§ **Source records**
>> Start

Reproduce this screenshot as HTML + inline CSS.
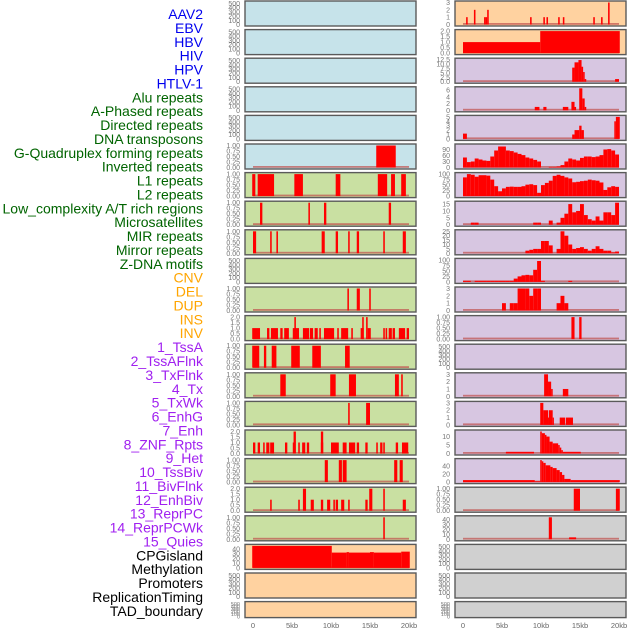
<!DOCTYPE html>
<html><head><meta charset="utf-8"><style>
html,body{margin:0;padding:0;background:#fff;}
svg{display:block;font-family:"Liberation Sans",sans-serif;}
</style></head><body>
<svg id="chart" width="630" height="630" viewBox="0 0 630 630"></svg>
<script>
// ---- data ----
const trackLabels = ["AAV2","EBV","HBV","HIV","HPV","HTLV-1","Alu repeats","A-Phased repeats","Directed repeats","DNA transposons","G-Quadruplex forming repeats","Inverted repeats","L1 repeats","L2 repeats","Low_complexity A/T rich regions","Microsatellites","MIR repeats","Mirror repeats","Z-DNA motifs","CNV","DEL","DUP","INS","INV","1_TssA","2_TssAFlnk","3_TxFlnk","4_Tx","5_TxWk","6_EnhG","7_Enh","8_ZNF_Rpts","9_Het","10_TssBiv","11_BivFlnk","12_EnhBiv","13_ReprPC","14_ReprPCWk","15_Quies","CPGisland","Methylation","Promoters","ReplicationTiming","TAD_boundary"];
const labelGroups = [6,13,5,15,5]; // blue, green, orange, purple, black
const groupColors = ["#0000ee","#006400","#ffa500","#a020f0","#000000"];
const xTickLabels = ["0","5kb","10kb","15kb","20kb"];
const xTickValues = [0,5,10,15,20];

const T500 = ["0","100","200","300","400","500"];
const T1 = ["0.00","0.25","0.50","0.75","1.00"];
const T2 = ["0.0","0.5","1.0","1.5","2.0"];

// left column segments [startKb, endKb, value]
const L5 = [[15.8,18.3,1]];
const L6 = [[-0.1,0.3,1],[0.6,2.7,1],[5.3,6.4,1],[10.6,11.2,1],[16,17.2,1],[17.7,18.2,1],[19,19.6,1]];
const L7 = [[0.9,1.2,1],[7.1,7.3,1],[9.1,9.4,1],[17.4,17.7,1]];
const L8 = [[0,0.4,1],[2.2,2.4,1],[3,3.2,1],[8.8,9.2,1],[10.6,10.9,1],[12.2,12.4,1],[13.3,13.6,1],[16.7,16.9,1],[19.2,19.6,1]];
const L10 = [[12.1,12.3,1],[13.3,13.7,1],[14.9,15.1,1]];
const L11 = [[-0.1,0.9,1],[1.8,2.1,1],[2.3,3.2,1],[3.5,3.8,1],[4,4.6,1],[5.1,5.9,1],[6.4,7.2,1],[7.3,7.7,1],[7.9,8.3,1],[8.5,8.7,1],[9.1,10.4,1],[10.8,11,1],[11.3,12.2,1],[12.6,12.8,1],[13.8,14.2,1],[14.7,15.1,1],[16.7,16.9,1],[17,17.2,1],[17.4,17.8,1],[17.9,18.2,1],[18.7,19.5,1],[19.7,20,1],[5.3,5.5,2],[14,14.2,2],[14.5,14.7,2]];
const L12 = [[-0.1,0.8,1],[1.4,1.7,1],[2.4,3,1],[4.9,6,1],[7.6,8.7,1],[11.8,12.4,1]];
const L13 = [[3.5,4.2,1],[9.9,10.6,1],[12.3,13.2,1],[18.2,18.7,1],[19,19.2,1]];
const L14 = [[12.2,12.4,1],[14.5,15,1]];
const L15 = [[0,0.3,1],[0.6,0.9,1],[1.3,1.5,1],[1.7,2.1,1],[2.2,2.7,1],[4.1,4.4,1],[5.1,5.4,1],[5.8,6,1],[6.3,6.7,1],[6.9,7.2,1],[8.7,9,1],[10,11,1],[11.5,12,1],[12.3,13.1,1],[13.3,13.6,1],[14.4,14.7,1],[15.8,16,1],[16.3,16.6,1],[16.7,16.9,1],[18.3,18.6,1],[19.1,19.9,1],[5.2,5.5,2],[8.7,9,2]];
const L16 = [[9.2,9.6,1],[11,11.4,1],[11.5,12,1],[18.1,18.5,1],[18.8,19.2,1]];
const L17 = [[2.2,2.4,1],[5.8,6,1],[7.4,7.8,1],[8.7,9,1],[9.5,9.9,1],[10.3,10.5,1],[10.6,10.9,1],[11.3,11.7,1],[12.2,12.4,1],[14.4,14.7,1],[19.2,19.6,1],[6.4,6.8,2],[14.9,15.3,2],[16.7,16.9,2]];
const L18 = [[16.7,16.9,1]];
const L19 = [[-0.1,10.1,46],[10.1,12,32],[12,12.3,33],[12.3,15,32],[15,15.5,33],[15.5,19,32],[19,20.1,34]];

// right column segments
const R0 = [[0.4,0.6,1],[2.7,2.9,1],[2.9,3.1,1],[8.6,8.8,1],[10.3,10.5,1],[10.7,10.9,1],[12.2,12.4,1],[12.8,13,1],[16.7,16.9,1],[17.7,17.9,1],[1.4,1.6,2],[3.1,3.3,2],[18.6,18.8,3]];
const R1 = [[0,9.9,1],[9.9,20.1,2]];
const R2 = [[14,14.3,8],[14.3,14.8,11],[14.8,15.2,12.3],[15.2,15.4,8.5],[15.4,15.6,5.5],[15.6,15.8,1.5],[19.5,20,1.5]];
const R3 = [[9.2,9.8,1],[10.3,10.7,1],[12.8,13.5,1],[13.9,14.3,2.5],[14.3,14.5,1],[14.9,15.3,6.5],[15.3,15.6,3.5],[15.6,15.8,1]];
const R4 = [[0,0.5,1.2],[14,14.3,1],[14.3,14.9,2],[14.9,15.2,3],[15.2,15.5,2],[19.4,19.6,4],[19.6,20.1,5]];
// histogram tracks: 40 bins of 0.5kb
const R5 = [50,27,30,45,40,35,33,55,85,105,105,85,82,75,68,62,50,45,38,30,0,0,3,3,5,12,30,45,40,35,48,55,55,52,55,62,90,92,85,65];
const R6 = [85,100,97,88,95,95,93,75,45,22,35,42,43,42,42,45,52,54,50,15,50,60,70,92,97,92,85,80,63,65,68,70,75,72,70,62,28,40,45,42];
const R7 = [0,0,1.5,1.5,0,0,0,0,0,0,0,0,0,0,0,0,0,0,1.5,1.5,0,0,3,0,1.5,5,8,15,9,10,15,7,4,3,6,3,9,9,7,16];
const R8 = [0,0,0,0,0,0,0,0,0,0,0,0,0,0,0,0,3,4,5,5,14,14,9,0,5,25,20,10,5,6,7,5,3,5,8,5,3,3,1,2];
const R9 = [5,5,0,5,5,5,5,5,5,5,5,5,5,15,25,30,32,30,55,95,5,0,0,0,0,0,0,5,0,0,0,0,0,0,0,0,0,0,0,0];
const R10 = [0,0,0,0,0,0,0,0,0,0,1,0,1,1,3,3,3,2,3,3,0,0,0,0,1,2,1,0,0,0,0,0,0,0,0,0,0,0,0,0];
const R11 = [[13.9,14.3,1],[14.9,15.2,1]];
const R13 = [[10.4,10.9,3],[10.9,11.3,2],[11.3,11.5,1],[12.8,13.5,1]];
const R14 = [[9.9,10.3,3],[10.3,10.9,2],[10.9,11,1],[11,11.5,2],[11.5,11.6,1],[12.4,13.1,1],[13.2,14.1,1]];
const R15 = [[5.5,9.1,1],[9.9,10.1,13],[10.1,10.5,12],[10.5,10.7,11],[10.7,11.1,10],[11.1,11.5,7],[11.5,12.2,6],[12.2,12.4,5],[12.4,12.6,3.5],[12.6,12.8,2],[12.8,15.1,1]];
const R16 = [[0,9.2,5],[9.2,9.9,2],[9.9,10.1,55],[10.1,10.3,52],[10.3,10.6,48],[10.6,11.2,42],[11.2,11.5,38],[11.5,12,35],[12,12.4,30],[12.4,12.7,25],[12.7,13,18],[13,13.8,8],[13.8,20.1,5]];
const R17 = [[14.2,15,1],[19.6,20.1,1]];
const R18 = [[11,11.4,45],[13.6,14.5,4]];

function hist(vals){ return vals.map((v,i)=>[i*0.5,(i+1)*0.5,v]); }

const BLUE="#c6e3ea", GREEN="#c9e0a2", ORANGE="#ffd2a0", PURPLE="#d7c6e1", GREY="#d0d0d0";
const leftPanels = [
 [BLUE,T500,520,null],[BLUE,T500,520,null],[BLUE,T500,520,null],[BLUE,T500,520,null],[BLUE,T500,520,null],
 [BLUE,T1,1,L5],[GREEN,T1,1,L6],[GREEN,T1,1,L7],[GREEN,T1,1,L8],[GREEN,T500,520,null],
 [GREEN,T1,1,L10],[GREEN,T2,2,L11],[GREEN,T1,1,L12],[GREEN,T1,1,L13],[GREEN,T1,1,L14],
 [GREEN,T2,2,L15],[GREEN,T1,1,L16],[GREEN,T2,2,L17],[GREEN,T1,1,L18],
 [ORANGE,["0","10","20","30","40"],46,L19],[ORANGE,T500,520,null],[ORANGE,T500,520,null]
];
const rightPanels = [
 [ORANGE,["0","1","2","3"],3,R0],[ORANGE,T2,2,R1],[PURPLE,["0.0","2.5","5.0","7.5","10.0","12.5"],12.5,R2],
 [PURPLE,["0","2","4","6"],6.5,R3],[PURPLE,["0","1","2","3","4","5"],5,R4],
 [PURPLE,["0","30","60","90"],110,hist(R5)],[PURPLE,["0","25","50","75","100"],100,hist(R6)],
 [PURPLE,["0","5","10","15"],16,hist(R7)],[PURPLE,["0","5","10","15","20","25"],25,hist(R8)],
 [PURPLE,["0","25","50","75","100"],100,hist(R9)],[PURPLE,["0","1","2","3"],3,hist(R10)],
 [PURPLE,T1,1,R11],[PURPLE,T500,520,null],[PURPLE,["0","1","2","3"],3,R13],[PURPLE,["0","1","2","3"],3,R14],
 [PURPLE,["0","5","10"],13,R15],[PURPLE,["0","20","40"],55,R16],
 [GREY,T1,1,R17],[GREY,["0","10","20","30","40"],45,R18],[GREY,T500,520,null],[GREY,T500,520,null],[GREY,T500,520,null]
];

// ---- drawing ----
const NS="http://www.w3.org/2000/svg";
const svg=document.getElementById('chart');
function mk(tag,attrs,parent){const e=document.createElementNS(NS,tag);for(const k in attrs)e.setAttribute(k,attrs[k]);(parent||svg).appendChild(e);return e;}

// labels
let gi=0,cnt=0;
trackLabels.forEach((t,i)=>{
  while(cnt>=labelGroups[gi]){cnt-=labelGroups[gi];gi++;}
  const el=mk('text',{x:203,y:14+i*13.88+5,'text-anchor':'end','font-size':'14',fill:groupColors[gi]});
  el.textContent=t;
  
  
  cnt++;
});

function drawPanel(cfg,px,py,h,idx,side){
  const [bg,ticks,ymax,segs]=cfg;
  const g=mk('g',{});
  
  
  const xs=kb=>px+8+kb*7.8;
  const ys=v=>py+h-1.5-v/ymax*(h-3);
  mk('rect',{x:px,y:py,width:171,height:h,fill:bg,stroke:'#5a5a5a','stroke-width':1.4},g);
  ticks.forEach(t=>{
    const tv=parseFloat(t);
    const el=mk('text',{x:px-5,y:ys(tv)+2.5,'text-anchor':'end','font-size':h<20?'5.5':'7',fill:'#777'},g);
    el.textContent=t;
    
    
  });
  if(segs){
    const b=mk('rect',{x:xs(0),y:ys(0)-1.5,width:xs(20)-xs(0),height:1.8,fill:'#c0504d',opacity:0.7},g);
    
    
    segs.forEach(s=>{
      if(s[2]<=0)return;
      const y0=ys(Math.min(s[2],ymax));
      const r=mk('rect',{x:xs(s[0]),y:y0,width:Math.max(xs(s[1])-xs(s[0]),1.2),height:ys(0)-y0,fill:'#ff0000'},g);
      
      
    });
  }
}
leftPanels.forEach((c,i)=>{const py=1+i*28.6;drawPanel(c,245,py,i===21?16:25,i,'left');});
rightPanels.forEach((c,i)=>{const py=1+i*28.6;drawPanel(c,455,py,i===21?16:25,i,'right');});

// x axes
[245,455].forEach(px=>{
  xTickValues.forEach((v,i)=>{
    const el=mk('text',{x:px+8+v*7.8,y:628,'text-anchor':'middle','font-size':'7.5',fill:'#666'});
    el.textContent=xTickLabels[i];
    
    
  });
});
</script>
</body></html>
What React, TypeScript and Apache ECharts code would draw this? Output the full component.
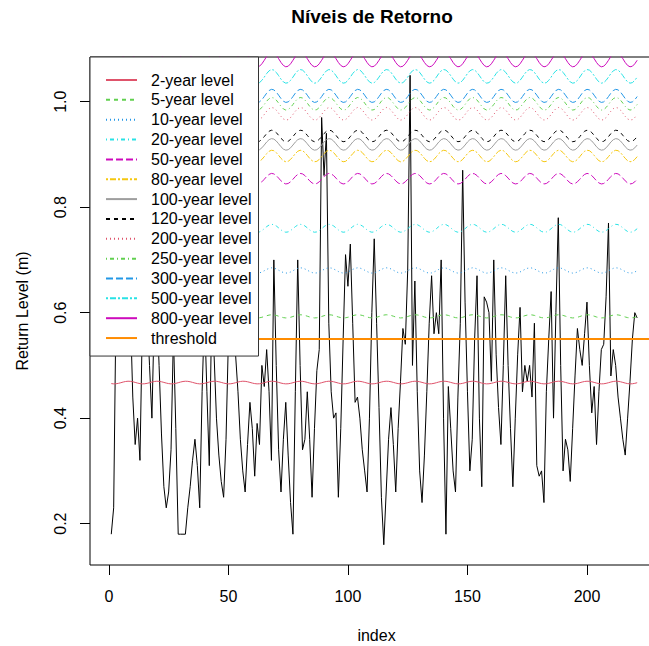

>> End

§ **Given task**
Pictures are excluded; extract exactly the lines from the start of the data through the line that holds "const xTickValues = [0,5,10,15,20];", both ends included.

§ **Solution**
Reproduce this screenshot as HTML + inline CSS.
<!DOCTYPE html>
<html><head><meta charset="utf-8"><style>
html,body{margin:0;padding:0;background:#fff;}
svg{display:block;font-family:"Liberation Sans",sans-serif;}
</style></head><body>
<svg id="chart" width="630" height="630" viewBox="0 0 630 630"></svg>
<script>
// ---- data ----
const trackLabels = ["AAV2","EBV","HBV","HIV","HPV","HTLV-1","Alu repeats","A-Phased repeats","Directed repeats","DNA transposons","G-Quadruplex forming repeats","Inverted repeats","L1 repeats","L2 repeats","Low_complexity A/T rich regions","Microsatellites","MIR repeats","Mirror repeats","Z-DNA motifs","CNV","DEL","DUP","INS","INV","1_TssA","2_TssAFlnk","3_TxFlnk","4_Tx","5_TxWk","6_EnhG","7_Enh","8_ZNF_Rpts","9_Het","10_TssBiv","11_BivFlnk","12_EnhBiv","13_ReprPC","14_ReprPCWk","15_Quies","CPGisland","Methylation","Promoters","ReplicationTiming","TAD_boundary"];
const labelGroups = [6,13,5,15,5]; // blue, green, orange, purple, black
const groupColors = ["#0000ee","#006400","#ffa500","#a020f0","#000000"];
const xTickLabels = ["0","5kb","10kb","15kb","20kb"];
const xTickValues = [0,5,10,15,20];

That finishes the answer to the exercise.